PT has asked for the wisdom of the Perl Monks concerning the following question:

Hello Perl Monks.

I need to filter a potentially huge xml file. The simplified structure looks like this:

<doc> <text> <p> text1 p1 </p> ... </text> <text> <p> text2 p1 </p> </text> ... </doc>

I need to get the text content of each <text> node, call a binary that processes the text and evaluates whether the current <text> node is to be removed.

My idea is to hold a single <text> node in a memory, evaluate its text content and either print it immediately or forget it and process the next <text> node.

I would like to use LibXML::Reader, but I found no way to incrementally output the XML as it goes through the nodes. I know XML::Twig can flush, but I have encountered SEGFAULT in the past while processing ~GB XML documents through it, which I was not able to debug. So I'd rather stay on the safe side with LibXML. Any idas how to tackle this problem?

Thanks a bunch!

Replies are listed 'Best First'.
Re: Filtering large XML files
by choroba (Cardinal) on Feb 23, 2015 at 10:37 UTC
    To "extract" a node in XML::LibXML::Reader, use copyCurrentNode:
    if ('text' eq $r->name and XML_READER_ELEMENT == $r->nodeType) { print $r->copyCurrentNode(1); }
    لսႽ† ᥲᥒ⚪⟊Ⴙᘓᖇ Ꮅᘓᖇ⎱ Ⴙᥲ𝇋ƙᘓᖇ

      Thanks, this might work. Do you have any idea how to go about the <doc> node? I cannot simply use copyCurrentNode on that one. When I do this:

      if ('doc' eq $r->name and XML_READER_ELEMENT == $r->nodeType) { print $r->copyCurrentNode(0)->toString; }

      I get:

      <doc attr1=".." attr2=".."/>

      (an empty, self-closed <doc/>). Is there a clean way to correctly output it as just an opening XML_READER_ELEMENT?

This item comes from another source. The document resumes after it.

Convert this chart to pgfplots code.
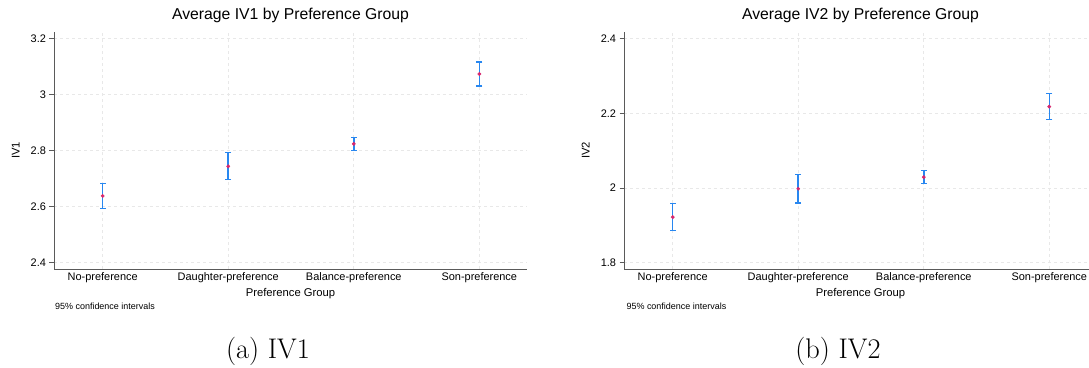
\documentclass[border=0pt]{standalone}
\usepackage{pgfplots}
\pgfplotsset{compat=1.18}
\usepackage{fontspec}
\newfontfamily\arial{Liberation Sans}
\definecolor{mk}{RGB}{214,40,110}
\definecolor{eb}{RGB}{40,135,240}
\definecolor{gridc}{RGB}{232,232,232}
\definecolor{axc}{RGB}{90,90,90}

\pgfplotsset{
  statastyle/.style={
    scale only axis, width=473bp, height=237bp,
    clip=false,
    axis x line*=bottom, axis y line*=left,
    axis line style={axc, line width=0.8pt, -},
    xmin=-0.388, xmax=3.38,
    xtick={0,1,2,3},
    xticklabels={No-preference,Daughter-preference,Balance-preference,Son-preference},
    x tick style={draw=none},
    y tick style={axc, line width=0.6pt},
    tick align=outside, major tick length=4.5bp,
    grid=major,
    major grid style={gridc, dashed, line width=0.6pt},
    /pgf/number format/assume math mode=true,
    ticklabel style={font=\arial\fontsize{11}{13}\selectfont},
    xticklabel style={anchor=base, yshift=-7bp},
    yticklabel style={anchor=east},
    title style={font=\arial\fontsize{15.8}{18}\selectfont, at={(axis description cs:0.5,1.0)}, anchor=base, yshift=7bp},
    xlabel style={font=\arial\fontsize{11.3}{13}\selectfont, at={(axis description cs:0.5,-0.104)}, anchor=center},
    ylabel style={font=\arial\fontsize{11.3}{13}\selectfont, at={(axis description cs:-0.081,0.5)}, anchor=center},
    xlabel={Preference Group},
  },
  cibar/.style={
    draw=eb, line width=1.5pt, mark=-, mark size=3bp,
    mark options={draw=eb, line width=1.2pt, solid},
  },
  mkplot/.style={
    only marks, mark=*, mark size=1.7bp,
    mark options={fill=mk, draw=mk},
  },
}

\begin{document}
\begin{tikzpicture}
\useasboundingbox (0,0) rectangle (1089bp,368bp);
\begin{axis}[statastyle, at={(54bp,99bp)}, anchor=south west,
  ymin=2.377, ymax=3.224, ytick={2.4,2.6,2.8,3,3.2},
  title={Average IV1 by Preference Group}, ylabel={IV1}]
% 95% confidence intervals (lower, upper)
\addplot[cibar] coordinates {(0,2.592) (0,2.684)};
\addplot[cibar] coordinates {(1,2.696) (1,2.792)};
\addplot[cibar] coordinates {(2,2.801) (2,2.848)};
\addplot[cibar] coordinates {(3,3.031) (3,3.117)};
% means
\addplot[mkplot] coordinates {(0,2.638) (1,2.744) (2,2.824) (3,3.074)};
\node[anchor=west, inner sep=0pt, font=\arial\fontsize{9}{10}\selectfont] at (axis description cs:0.002,-0.159) {95\% confidence intervals};
\end{axis}
\begin{axis}[statastyle, at={(624bp,99bp)}, anchor=south west,
  ymin=1.783, ymax=2.418, ytick={1.8,2,2.2,2.4},
  title={Average IV2 by Preference Group}, ylabel={IV2}]
\addplot[cibar] coordinates {(0,1.887) (0,1.958)};
\addplot[cibar] coordinates {(1,1.960) (1,2.037)};
\addplot[cibar] coordinates {(2,2.011) (2,2.047)};
\addplot[cibar] coordinates {(3,2.183) (3,2.253)};
\addplot[mkplot] coordinates {(0,1.922) (1,1.998) (2,2.029) (3,2.218)};
\node[anchor=west, inner sep=0pt, font=\arial\fontsize{9}{10}\selectfont] at (axis description cs:0.005,-0.159) {95\% confidence intervals};
\end{axis}
\node[anchor=base, font=\fontsize{28.5}{32}\selectfont] at (268bp,10bp) {(a) IV1};
\node[anchor=base, font=\fontsize{28.5}{32}\selectfont] at (838bp,10bp) {(b) IV2};
\end{tikzpicture}
\end{document}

Re: Filtering large XML files
by Discipulus (Canon) on Feb 23, 2015 at 11:10 UTC
    You had a segfault with something easy as the folliwing code?
    This just print the text inside text tags. Note that the flush will print his output and clear it while purge only clear it.
    use XML::Twig; my $t= XML::Twig->new(pretty_print => 'indented', twig_handlers => { 'text'=>sub{ print $_[1]->text; $_[0]->purge; # or: # my $useful = $_[1]->text; # my $ret_val = some_sub_that_p +rocess_it_further($useful); # $_[0]->purge; }, } );

    HtH
    L*
    There are no rules, there are no thumbs..
    Reinvent the wheel, then learn The Wheel; may be one day you reinvent one of THE WHEELS.
      I don't remember exactly, but it was nothing much more fancy. I might try Twig again if LibXML does not work to my needs. Thanks!
Re: Filtering large XML files
by Yary (Pilgrim) on Feb 23, 2015 at 13:24 UTC
    Looking over XML::LibXML::Reader, and having worked with XML::LibXML recently, I see a mismatch between what you want and its design. Reader is great for reading XML nodes incrementally but LibXML likes dealing with complete nodes & documents; I can't think of an easy fool-proof way to make it write chunks of a partial document, which is what you'll be doing. (Another monk might yet figure it out!)

    As an alternative, SAX is good for stream-processing XML. It doesn't load an entire document in memory thus is good for incremental work (and not so good for document processing where you want random access), and it's filter-centered design is meant for precisely what you're doing.

    Look for XML::SAX. I only briefly looked at it for a project recently; might be helpful for you. It's a different way of thinking than LibXML for sure!

    EDIT I hadn't seen XML::Twig before, the perl-ish way of handling XML, and in theory "as good as SAX"- good to learn something new! Seems good to use that if possible, and if it still segfaults try contacting the author who is always wanting more tests, see "Test Coverage" on its page.

      XML::LibXML::Reader is kind of a SAX for XML::LibXML. It allows you to process the XML stream, but you can ask it any time to parse the current node and return its corresponding XML::LibXML object.
      لսႽ† ᥲᥒ⚪⟊Ⴙᘓᖇ Ꮅᘓᖇ⎱ Ⴙᥲ𝇋ƙᘓᖇ
      Thanks Yary for suggesting XML::SAX! I'll look into it. Currently I'm testing XML::Twig. Seems to be working OK so far. Good luck with your projects!